Monetarism was the centrepiece of Mrs Thatcher’s first government. Following Friedman, policy was based around the idea that there was a predictable causal relationship from the money supply to prices. Lags might be long and variable, but an x% change in the money supply would within a year or two lead to an x% change in prices. Parliament asked the new government to come up with evidence for this assertion. They agreed to, but for some reason I cannot remember, they promised to produce a working paper by a named Treasury economist, rather than some anonymous Treasury document.

At the time I was working in the Treasury, and my job was to help forecast prices. So they chose me to produce this paper. I was to report each week to Terry Burns on progress. Terry Burns had been recently appointed as Chief Economic Advisor and he was one of the architects of the government’s new macroeconomic strategy.
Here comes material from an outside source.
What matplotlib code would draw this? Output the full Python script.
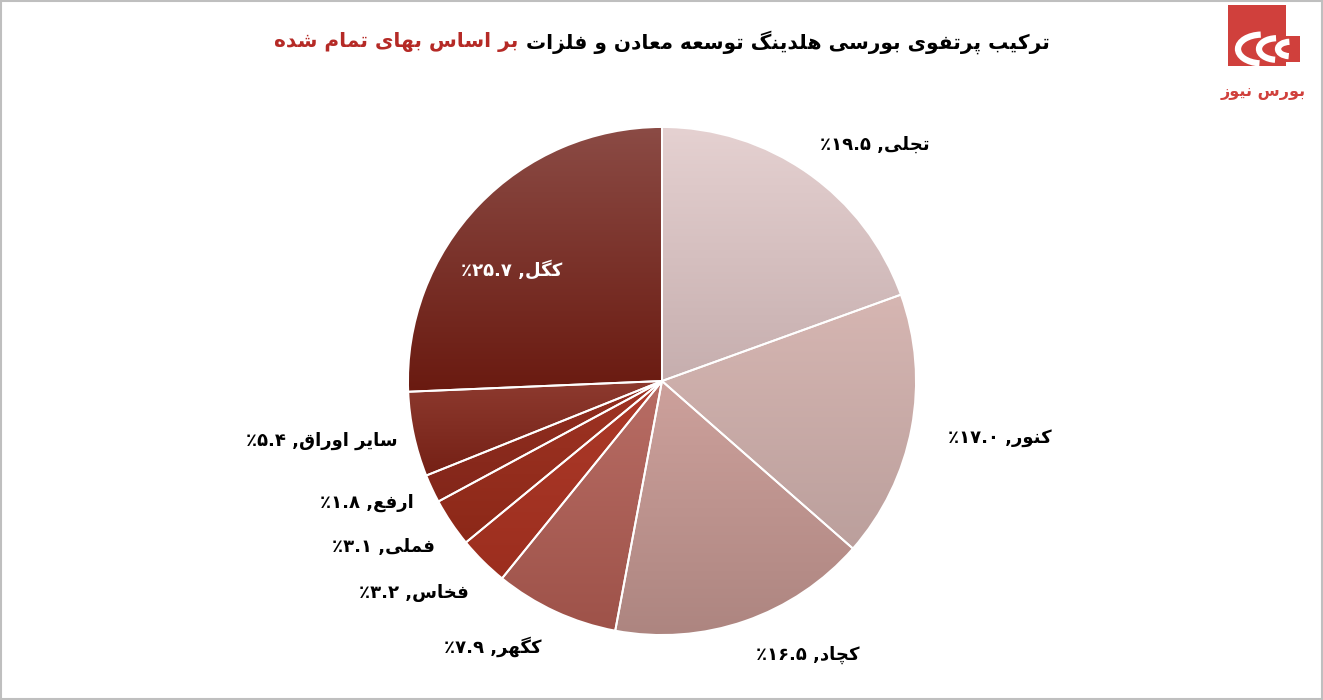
import numpy as np
import matplotlib
matplotlib.use("Agg")
import matplotlib.pyplot as plt
from matplotlib.patches import Rectangle, Arc
from matplotlib.colors import LinearSegmentedColormap

# ---------------- data ----------------
names = ["تجلی", "کنور", "کچاد", "کگهر", "فخاس", "فملی", "ارفع", "سایر اوراق", "کگل"]
values = [19.5, 17.0, 16.5, 7.9, 3.2, 3.1, 1.8, 5.4, 25.7]
value_labels = ["۱۹.۵", "۱۷.۰", "۱۶.۵", "۷.۹", "۳.۲", "۳.۱", "۱.۸", "۵.۴", "۲۵.۷"]
title_black = "ترکیب پرتفوی بورسی هلدینگ توسعه معادن و فلزات"
title_red = "بر اساس بهای تمام شده"
logo_text = "بورس نیوز"

# ---------------- minimal Arabic/Persian shaping ----------------
FORMS = {
    'ا': ('\uFE8D', '\uFE8E', None, None),
    'آ': ('\uFE81', '\uFE82', None, None),
    'ب': ('\uFE8F', '\uFE90', '\uFE91', '\uFE92'),
    'پ': ('\uFB56', '\uFB57', '\uFB58', '\uFB59'),
    'ت': ('\uFE95', '\uFE96', '\uFE97', '\uFE98'),
    'ث': ('\uFE99', '\uFE9A', '\uFE9B', '\uFE9C'),
    'ج': ('\uFE9D', '\uFE9E', '\uFE9F', '\uFEA0'),
    'چ': ('\uFB7A', '\uFB7B', '\uFB7C', '\uFB7D'),
    'ح': ('\uFEA1', '\uFEA2', '\uFEA3', '\uFEA4'),
    'خ': ('\uFEA5', '\uFEA6', '\uFEA7', '\uFEA8'),
    'د': ('\uFEA9', '\uFEAA', None, None),
    'ذ': ('\uFEAB', '\uFEAC', None, None),
    'ر': ('\uFEAD', '\uFEAE', None, None),
    'ز': ('\uFEAF', '\uFEB0', None, None),
    'ژ': ('\uFB8A', '\uFB8B', None, None),
    'س': ('\uFEB1', '\uFEB2', '\uFEB3', '\uFEB4'),
    'ش': ('\uFEB5', '\uFEB6', '\uFEB7', '\uFEB8'),
    'ع': ('\uFEC9', '\uFECA', '\uFECB', '\uFECC'),
    'ف': ('\uFED1', '\uFED2', '\uFED3', '\uFED4'),
    'ق': ('\uFED5', '\uFED6', '\uFED7', '\uFED8'),
    'ک': ('\uFB8E', '\uFB8F', '\uFB90', '\uFB91'),
    'گ': ('\uFB92', '\uFB93', '\uFB94', '\uFB95'),
    'ل': ('\uFEDD', '\uFEDE', '\uFEDF', '\uFEE0'),
    'م': ('\uFEE1', '\uFEE2', '\uFEE3', '\uFEE4'),
    'ن': ('\uFEE5', '\uFEE6', '\uFEE7', '\uFEE8'),
    'ه': ('\uFEE9', '\uFEEA', '\uFEEB', '\uFEEC'),
    'و': ('\uFEED', '\uFEEE', None, None),
    'ی': ('\uFBFC', '\uFBFD', '\uFBFE', '\uFBFF'),
}


def shape(s):
    out = []
    n = len(s)
    i = 0
    while i < n:
        c = s[i]
        if c not in FORMS:
            out.append(c)
            i += 1
            continue
        prev = s[i - 1] if i > 0 else ''
        prev_joins = prev in FORMS and FORMS[prev][2] is not None
        if c == 'ل' and i + 1 < n and s[i + 1] == 'ا':
            out.append('\uFEFC' if prev_joins else '\uFEFB')
            i += 2
            continue
        nxt = s[i + 1] if i + 1 < n else ''
        next_joins = FORMS[c][2] is not None and nxt in FORMS
        iso, fin, ini, med = FORMS[c]
        if prev_joins and next_joins:
            out.append(med)
        elif prev_joins:
            out.append(fin)
        elif next_joins:
            out.append(ini)
        else:
            out.append(iso)
        i += 1
    return ''.join(out)


def vis(s):
    return shape(s)[::-1]


# ---------------- figure ----------------
W, H = 1323, 700
fig = plt.figure(figsize=(W / 100, H / 100), dpi=100)
ax = fig.add_axes([0, 0, 1, 1])
cx, cy, R = 662, H - 381, 254

wedges, _ = ax.pie(values, startangle=90, counterclock=False, radius=R,
                   center=(cx, cy),
                   wedgeprops=dict(edgecolor='white', linewidth=1.4))

# gradient colors (top, bottom) for each slice
grad = [("#e5d1d1", "#c6aeae"),
        ("#d6b6b2", "#bb9f9c"),
        ("#cda19c", "#ad8580"),
        ("#b86d65", "#9e5249"),
        ("#ad3a2a", "#9c2e1e"),
        ("#9f3424", "#8c2818"),
        ("#922f20", "#83261a"),
        ("#8d3a2f", "#752015"),
        ("#8b4b45", "#6a1a10")]

for w, (ct, cb) in zip(wedges, grad):
    w.set_facecolor('none')
    bb = w.get_path().get_extents(w.get_patch_transform())
    cmap = LinearSegmentedColormap.from_list('g', [cb, ct])
    img = np.linspace(0, 1, 256).reshape(-1, 1)
    im = ax.imshow(img, cmap=cmap, origin='lower', aspect='auto',
                   extent=(bb.x0, bb.x1, bb.y0, bb.y1), zorder=1,
                   interpolation='bilinear')
    im.set_clip_path(w)
    w.set_zorder(2)

ax.set_xlim(0, W)
ax.set_ylim(0, H)
ax.set_aspect('auto')
ax.axis('off')

# labels
label_pos = [(875, 145), (1000, 438), (808, 655), (493, 647), (414, 593),
             (383, 547), (367, 503), (322, 441), (512, 270)]
for i, (nm, vl) in enumerate(zip(names, value_labels)):
    txt = "٪" + vl + " ," + vis(nm)
    col = 'white' if i == len(names) - 1 else 'black'
    x, y = label_pos[i]
    ax.text(x, H - y, txt, ha='center', va='center', fontsize=13,
            fontweight='bold', color=col, family=['DejaVu Sans'], zorder=5)

# title (RTL: red part on the left)
t_red = ax.text(0, 0, vis(title_red), fontsize=14.5, fontweight='bold',
                color='#b52a26', family=['DejaVu Sans'])
t_blk = ax.text(0, 0, "\u00a0" + vis(title_black), fontsize=14.5, fontweight='bold',
                color='black', family=['DejaVu Sans'])
fig.canvas.draw()
r = fig.canvas.get_renderer()
wr = t_red.get_window_extent(r).width
wb = t_blk.get_window_extent(r).width
x0 = 662 - (wr + wb) / 2
t_red.set_position((x0, H - 42))
t_red.set_va('center')
t_blk.set_position((x0 + wr, H - 42))
t_blk.set_va('center')

# logo
logo_red = '#d0403c'
ax.add_patch(Rectangle((1228, H - 66), 58, 61, facecolor=logo_red, edgecolor='none', zorder=3))
ax.add_patch(Rectangle((1270, H - 62), 30, 26, facecolor=logo_red, edgecolor='none', zorder=3))
for k, (ox, rr) in enumerate([(1262, 24), (1277, 18), (1290, 12)]):
    ax.add_patch(Arc((ox, H - 49), 2 * rr, 1.2 * rr, theta1=95, theta2=260,
                     color='white', lw=4.5, zorder=4))
ax.text(1263, H - 92, vis(logo_text), ha='center', va='center', fontsize=11.5,
        color=logo_red, fontweight='bold', family=['DejaVu Sans'], zorder=5)

# border
ax.add_patch(Rectangle((1, 1), W - 2, H - 2, facecolor='none',
                       edgecolor='#bfbfbf', lw=1.5, zorder=6))

fig.savefig('out.png', dpi=100)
The first meeting went fine: I reported that if you regressed prices on the government’s chosen monetary aggregate, you got exactly the relationship they were looking for. However I had remembered some of the econometrics I had been taught. I was worried about omitted variables, and the fact that the two time series were dominated by one particular episode. [1] To cut a long story short, the relationship fell apart if you either took that episode out, or added other explanatory variables like oil prices. Despite Terry and my best efforts, we could not rescue the relationship once you went beyond that first simple regression. To be honest I was not that surprised or unhappy about this, but for the government it was rather embarrassing.
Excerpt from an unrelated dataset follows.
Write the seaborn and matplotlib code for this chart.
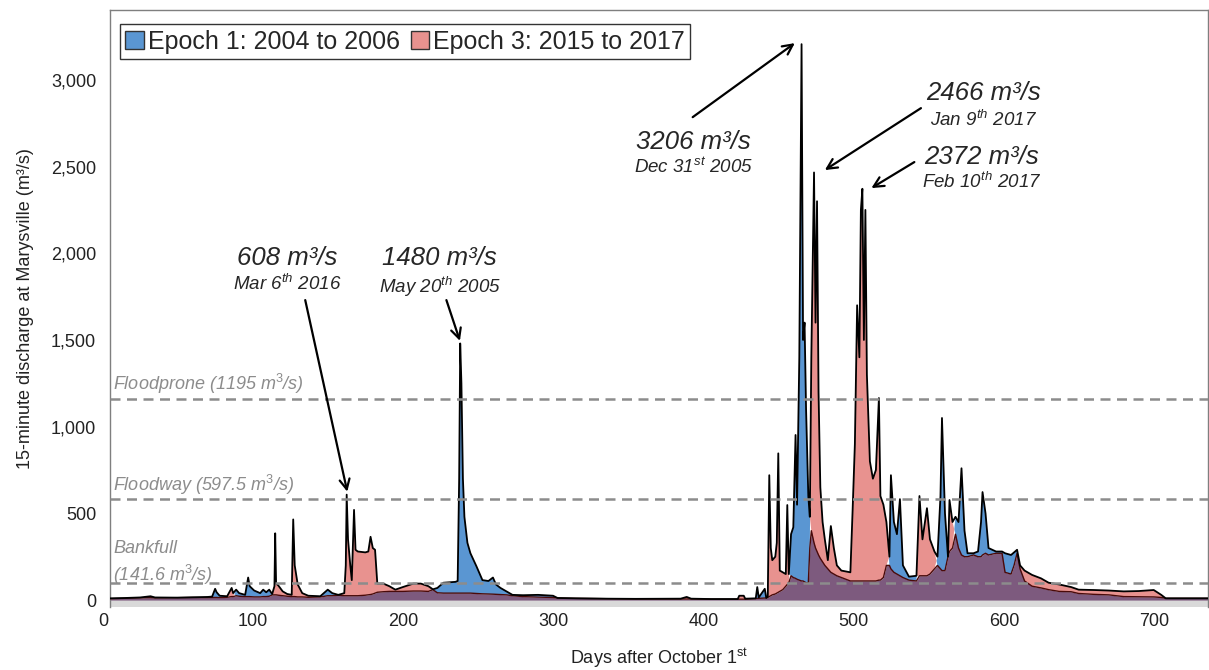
import numpy as np
import pandas as pd
import matplotlib
matplotlib.use("Agg")
import matplotlib.pyplot as plt
import matplotlib.transforms as mtransforms
import seaborn as sns
from matplotlib.patches import Patch
from matplotlib.ticker import FuncFormatter

# ---------------- data ----------------
days = [0, 10, 20, 27, 30, 45, 55, 65, 68, 70, 71, 73, 78, 81, 82, 84, 86, 90, 92, 93,
        96, 100, 102, 104, 106, 108, 109.5, 110, 110.6, 112, 115, 118, 121, 122, 123, 125, 128, 132, 140, 145,
        148, 152, 156, 157, 157.6, 158.5, 160, 161, 162.5, 163.5, 165, 170, 172, 173.5, 175, 176.5, 178, 182, 186, 190,
        195, 202, 207, 212, 215, 218, 222, 230, 231.5, 232.5, 233.2, 234, 235, 236, 238, 240, 244, 248, 252, 255,
        257, 260, 264, 268, 275, 285, 295, 298, 310, 330, 350, 380, 384, 387, 400, 418, 419, 422, 423, 430,
        431, 432, 436, 437, 438, 439, 440, 441, 443, 444, 445, 446, 448, 450, 451, 452, 453.5, 455, 456.5, 457.5,
        459, 460.5, 461.5, 462.5, 463.5, 465, 466, 467, 468.8, 469.8, 470.8, 471.8, 473, 474.5, 476, 478, 480, 482, 484, 487,
        490, 493, 494.5, 496, 497.5, 499, 500, 501, 502, 503, 504, 506, 508, 510, 512, 513, 515, 517, 519, 520,
        522, 524, 526, 528, 532, 537, 539, 541, 544, 546, 549, 551, 553, 554, 556, 558, 559, 561, 563, 565,
        567, 569, 571, 575, 578, 580, 581, 583, 585, 590, 594, 596, 600, 602, 604, 606, 609, 614, 620, 625,
        632, 640, 645, 655, 665, 675, 685, 695, 700, 703, 731]

epoch1 = [10, 12, 15, 22, 15, 14, 16, 18, 20, 65, 45, 25, 22, 20, 20, 60, 40, 30, 130, 80,
          55, 40, 60, 45, 60, 35, 30, 30, 30, 28, 25, 22, 20, 20, 20, 18, 18, 16, 18, 60,
          40, 30, 25, 25, 25, 25, 25, 25, 25, 25, 25, 28, 30, 32, 35, 40, 45, 48, 50, 50,
          50, 52, 52, 50, 62, 70, 100, 105, 110, 700, 1480, 1250, 700, 480, 330, 270, 195, 115, 110, 130,
          90, 70, 50, 30, 28, 30, 25, 12, 10, 8, 6, 6, 6, 6, 5, 5, 5, 5, 5, 8,
          75, 15, 65, 12, 15, 20, 25, 30, 35, 40, 45, 50, 60, 80, 90, 100, 380, 420, 952, 550,
          1400, 3206, 1500, 1600, 1100, 600, 480, 400, 330, 300, 280, 260, 240, 220, 200, 180, 160, 150, 140, 130,
          120, 110, 110, 110, 110, 110, 110, 110, 110, 110, 110, 110, 110, 110, 115, 115, 130, 200, 250, 720,
          450, 380, 582, 200, 135, 140, 140, 140, 140, 150, 180, 250, 600, 1050, 500, 250, 280, 300, 480, 450,
          760, 400, 270, 270, 280, 450, 623, 500, 300, 280, 280, 270, 260, 275, 290, 180, 110, 80, 70, 60,
          50, 48, 38, 33, 30, 20, 19, 18, 15, 10, 10]

epoch3 = [8, 10, 12, 14, 12, 14, 15, 14, 15, 15, 15, 14, 16, 70, 40, 25, 22, 20, 20, 20,
          18, 18, 20, 20, 22, 30, 80, 385, 95, 85, 50, 35, 30, 465, 200, 90, 40, 25, 22, 25,
          25, 28, 40, 200, 608, 350, 200, 115, 520, 290, 280, 275, 280, 365, 300, 290, 95, 95, 80, 60,
          75, 95, 95, 80, 60, 42, 40, 40, 40, 40, 40, 40, 40, 40, 40, 40, 38, 36, 35, 34,
          33, 32, 30, 25, 20, 17, 15, 12, 10, 8, 7, 8, 18, 8, 6, 6, 25, 25, 8, 10,
          10, 10, 12, 12, 20, 720, 300, 230, 250, 330, 846, 170, 160, 150, 548, 150, 140, 130, 125, 120,
          115, 110, 110, 105, 100, 100, 300, 1400, 2466, 1600, 2300, 1200, 650, 450, 350, 230, 427, 300, 200, 170,
          165, 160, 520, 900, 1700, 1400, 2250, 2372, 1500, 2250, 1300, 800, 700, 750, 1165, 600, 550, 450, 200, 180,
          160, 150, 140, 130, 115, 110, 600, 350, 530, 350, 280, 200, 180, 170, 170, 250, 577, 450, 380, 300,
          260, 250, 250, 260, 250, 250, 260, 270, 260, 270, 270, 160, 150, 200, 270, 200, 170, 145, 125, 100,
          90, 75, 60, 58, 55, 50, 52, 58, 30, 10, 10]

series_labels = ["Epoch 1: 2004 to 2006", "Epoch 3: 2015 to 2017"]
threshold_levels = [100, 580, 1160]
threshold_texts = ["Bankfull\n(141.6 m$^{3}$/s)", "Floodway (597.5 m$^{3}$/s)", "Floodprone (1195 m$^{3}$/s)"]

peak_values = ["608 m³/s", "1480 m³/s", "3206 m³/s", "2466 m³/s", "2372 m³/s"]
peak_dates = ["Mar 6$^{th}$ 2016", "May 20$^{th}$ 2005", "Dec 31$^{st}$ 2005",
              "Jan 9$^{th}$ 2017", "Feb 10$^{th}$ 2017"]
label_xy = [(118, 1972), (219.5, 1972), (388.5, 2641), (581.5, 2924), (580.5, 2555)]
date_xy = [(118, 1822), (219.5, 1805), (388.5, 2497), (581.5, 2768), (580.5, 2410)]
arrow_from = [(130, 1730), (224, 1730), (388, 2785), (540, 2837), (535.6, 2526)]
arrow_to = [(158, 625), (233, 1495), (456, 3212), (476, 2480), (507, 2376)]

df = pd.DataFrame({"day": days, "e1": epoch1, "e3": epoch3})
df["top"] = df[["e1", "e3"]].max(axis=1)
df["low"] = df[["e1", "e3"]].min(axis=1)

# ---------------- style ----------------
sns.set_theme(style="white")
plt.rcParams["font.family"] = ["Liberation Sans", "DejaVu Sans"]
plt.rcParams["mathtext.fontset"] = "custom"
plt.rcParams["mathtext.rm"] = "Liberation Sans"
plt.rcParams["mathtext.it"] = "Liberation Sans:italic"

BLUE = "#5a96d2"
PINK = "#e8928f"
PURPLE = "#7d5a7e"

fig = plt.figure(figsize=(12.09, 6.70), dpi=100)
ax = fig.add_axes([110 / 1209, 1 - 607 / 670, 1 - 110 / 1209 - 0.001, (607 - 10) / 670])

ax.axhspan(-40, 0, color="#d9d9d9", lw=0, zorder=0)

x = df["day"].values
ax.fill_between(x, df["e3"], df["e1"], where=df["e1"] >= df["e3"], color=BLUE, lw=0, zorder=2.2,
                interpolate=True)
ax.fill_between(x, df["e1"], df["e3"], where=df["e3"] > df["e1"], color=PINK, lw=0, zorder=2.2,
                interpolate=True)
ax.fill_between(x, 0, df["low"], color=PURPLE, lw=0, zorder=2.3)

sns.lineplot(data=df, x="day", y="low", ax=ax, color="#4a0a0a", lw=1.0, zorder=3, estimator=None, sort=False)
sns.lineplot(data=df, x="day", y="top", ax=ax, color="black", lw=1.3, zorder=4, estimator=None, sort=False)

for lvl in threshold_levels:
    ax.axhline(lvl, color="#8c8c8c", lw=1.8, ls=(0, (4, 2.6)), zorder=5)

grey_txt = "#8c8c8c"
ax.text(2, 76, threshold_texts[0], color=grey_txt, style="italic", fontsize=13,
        ha="left", va="bottom", linespacing=1.3, zorder=6)
ax.text(2, 592, threshold_texts[1], color=grey_txt, style="italic", fontsize=13,
        ha="left", va="bottom", zorder=6)
ax.text(2, 1178, threshold_texts[2], color=grey_txt, style="italic", fontsize=13,
        ha="left", va="bottom", zorder=6)

for v, d, lxy, dxy, a0, a1 in zip(peak_values, peak_dates, label_xy, date_xy, arrow_from, arrow_to):
    ax.text(*lxy, v, fontsize=18.5, style="italic", ha="center", va="center", zorder=7)
    ax.text(*dxy, d, fontsize=13.5, style="italic", ha="center", va="center", zorder=7)
    ax.annotate("", xy=a1, xytext=a0, zorder=7,
                arrowprops=dict(arrowstyle="->", color="black", lw=1.6,
                                mutation_scale=18, shrinkA=0, shrinkB=0))

ax.set_xlim(0, 731)
ax.set_ylim(-40, 3403)
ax.set_xticks(range(0, 701, 100))
ax.set_yticks(range(0, 3001, 500))
ax.yaxis.set_major_formatter(FuncFormatter(lambda v, p: f"{int(v):,}"))
ax.tick_params(axis="both", length=0, labelsize=13, colors="#222222")
ax.tick_params(axis="x", pad=4)
ax.tick_params(axis="y", pad=10)

shift = mtransforms.ScaledTranslation(-7 / 100, 0, fig.dpi_scale_trans)
for lab in ax.get_xticklabels():
    lab.set_transform(lab.get_transform() + shift)

for side in ["left", "top", "right"]:
    ax.spines[side].set_color("#7f7f7f")
    ax.spines[side].set_linewidth(1.0)
ax.spines["bottom"].set_visible(False)

ax.set_xlabel("Days after October 1$^{\\mathrm{st}}$", fontsize=13, labelpad=12, color="#222222")
ax.set_ylabel("15-minute discharge at Marysville (m³/s)", fontsize=13, labelpad=12, color="#222222")

handles = [Patch(facecolor=BLUE, edgecolor="#333333", lw=1.0),
           Patch(facecolor=PINK, edgecolor="#333333", lw=1.0)]
leg = ax.legend(handles, series_labels, loc="upper left", bbox_to_anchor=(0.009, 0.976), ncol=2,
                fontsize=18, frameon=True, fancybox=False, framealpha=1, edgecolor="#333333",
                handlelength=0.74, handleheight=0.74, handletextpad=0.15, columnspacing=0.45,
                borderpad=0.22, borderaxespad=0)
leg.get_frame().set_linewidth(1.0)
leg.set_zorder(8)

fig.savefig("out.png", dpi=100)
I learnt two things from that episode. The first was to be always extremely distrustful of simple correlations between policy instruments and outcomes. The second occurred after my paper was published. As I was the named author, I was free to write what I thought was an unbiased but purely factual account of my findings, with (to Terry Burns’ credit) no pressure to spin the results to suit the government. Yet despite it being obvious to any objective reader that the results gave no support to the government’s policy, at least one well known city economist cherry picked the results to suggest it did. [2]

Pretty much all the econometric work I did subsequently involved more structural relationships rather than these simple reduced forms. I think we have learnt a great deal from estimating equations that at least try and get close to underlying behavioural relationships, whether its using cross section, time series or panel regressions. A carefully structured VAR may also tell us something. Perhaps an exhaustive robustness analysis running countless single equation regressions can reveal insights - as for example in Xavier Sala-i-Martin's AER paper 'I just ran two million regressions' trying to explain economic growth. But if the empirical evidence involves little more than a regression of outcome x on instrument y, be very very aware.
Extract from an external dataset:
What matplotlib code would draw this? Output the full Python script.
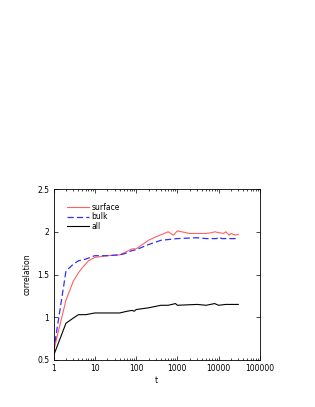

[1] Just in case anyone is interested, the expansion in M3 caused by the Competition and Credit Control reforms in 1973, and the increase in inflation associated with higher oil prices in 1975.

[2] What happened at that point is a story that I will tell publicly one day. It is probably of no interest except to those who were involved in UK policy at that time, but it reminds me of one of the nicest and most interesting acquaintances I made during my time at the Treasury who is greatly missed.